* [Task to complete]:
Find each line with "this" and copy it.

[Figure scripts]
.....
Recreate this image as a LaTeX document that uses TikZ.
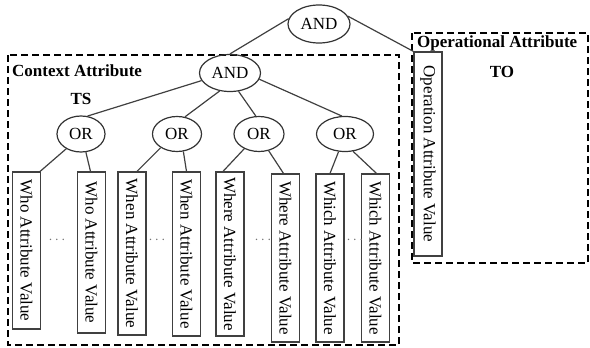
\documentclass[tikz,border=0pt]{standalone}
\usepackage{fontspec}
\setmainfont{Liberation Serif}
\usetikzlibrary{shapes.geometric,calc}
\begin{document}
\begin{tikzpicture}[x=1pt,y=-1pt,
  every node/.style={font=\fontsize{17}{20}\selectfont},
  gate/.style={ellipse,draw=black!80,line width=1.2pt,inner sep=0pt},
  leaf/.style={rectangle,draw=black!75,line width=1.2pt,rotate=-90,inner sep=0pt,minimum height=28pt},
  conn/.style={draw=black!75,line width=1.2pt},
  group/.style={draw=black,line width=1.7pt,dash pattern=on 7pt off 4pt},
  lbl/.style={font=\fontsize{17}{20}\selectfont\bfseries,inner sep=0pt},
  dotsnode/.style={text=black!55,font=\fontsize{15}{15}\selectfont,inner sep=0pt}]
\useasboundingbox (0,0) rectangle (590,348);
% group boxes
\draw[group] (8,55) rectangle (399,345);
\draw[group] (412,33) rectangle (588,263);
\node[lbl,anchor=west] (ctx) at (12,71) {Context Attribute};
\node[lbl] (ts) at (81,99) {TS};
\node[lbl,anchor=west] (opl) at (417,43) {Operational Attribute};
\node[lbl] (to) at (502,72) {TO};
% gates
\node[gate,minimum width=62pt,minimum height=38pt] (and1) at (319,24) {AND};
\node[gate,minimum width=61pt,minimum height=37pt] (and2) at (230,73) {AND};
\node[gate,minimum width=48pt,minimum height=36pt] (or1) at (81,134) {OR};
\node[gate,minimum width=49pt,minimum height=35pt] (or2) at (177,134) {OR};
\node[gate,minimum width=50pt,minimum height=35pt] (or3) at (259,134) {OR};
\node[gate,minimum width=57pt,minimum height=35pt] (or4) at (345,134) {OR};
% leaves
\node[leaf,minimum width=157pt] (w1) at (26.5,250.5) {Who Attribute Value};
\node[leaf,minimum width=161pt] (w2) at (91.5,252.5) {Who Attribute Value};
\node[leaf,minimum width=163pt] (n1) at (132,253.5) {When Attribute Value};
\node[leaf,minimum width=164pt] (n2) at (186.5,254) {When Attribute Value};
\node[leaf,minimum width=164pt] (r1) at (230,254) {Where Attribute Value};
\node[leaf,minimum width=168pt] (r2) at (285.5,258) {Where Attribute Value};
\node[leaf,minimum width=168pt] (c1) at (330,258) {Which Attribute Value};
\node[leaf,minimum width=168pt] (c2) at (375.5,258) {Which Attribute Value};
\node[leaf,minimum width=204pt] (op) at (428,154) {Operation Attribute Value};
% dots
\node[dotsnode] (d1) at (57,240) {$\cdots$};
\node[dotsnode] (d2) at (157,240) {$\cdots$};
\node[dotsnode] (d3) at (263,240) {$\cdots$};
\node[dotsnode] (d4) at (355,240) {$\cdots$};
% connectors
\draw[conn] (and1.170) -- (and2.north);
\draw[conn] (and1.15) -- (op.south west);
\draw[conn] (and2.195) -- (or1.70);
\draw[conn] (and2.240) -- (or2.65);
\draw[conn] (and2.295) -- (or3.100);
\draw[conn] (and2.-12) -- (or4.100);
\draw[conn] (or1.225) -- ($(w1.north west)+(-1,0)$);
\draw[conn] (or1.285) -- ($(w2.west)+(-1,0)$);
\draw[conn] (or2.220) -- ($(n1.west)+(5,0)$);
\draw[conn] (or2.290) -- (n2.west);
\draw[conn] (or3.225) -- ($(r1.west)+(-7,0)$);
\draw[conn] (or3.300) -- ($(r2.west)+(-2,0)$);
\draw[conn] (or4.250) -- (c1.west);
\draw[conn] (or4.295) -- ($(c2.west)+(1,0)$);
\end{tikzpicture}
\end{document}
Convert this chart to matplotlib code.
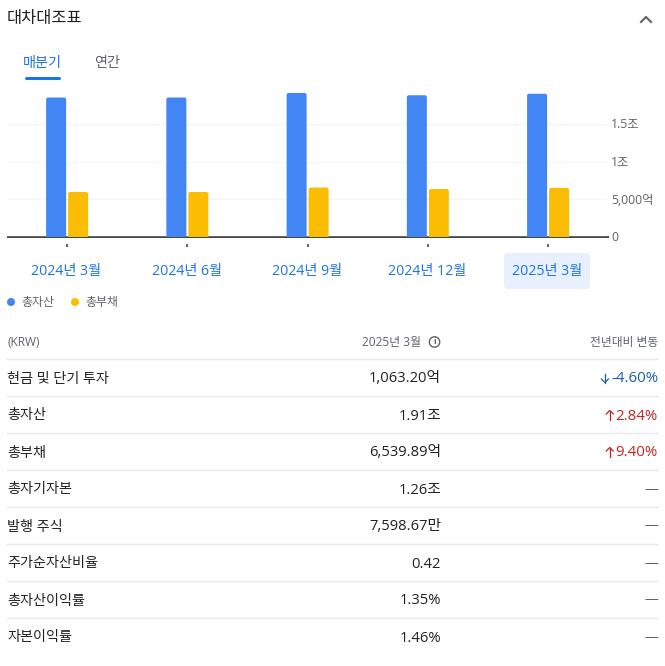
.....
* [Answer for the task]:
Recreate this image as a LaTeX document that uses TikZ.
Convert this chart to matplotlib code.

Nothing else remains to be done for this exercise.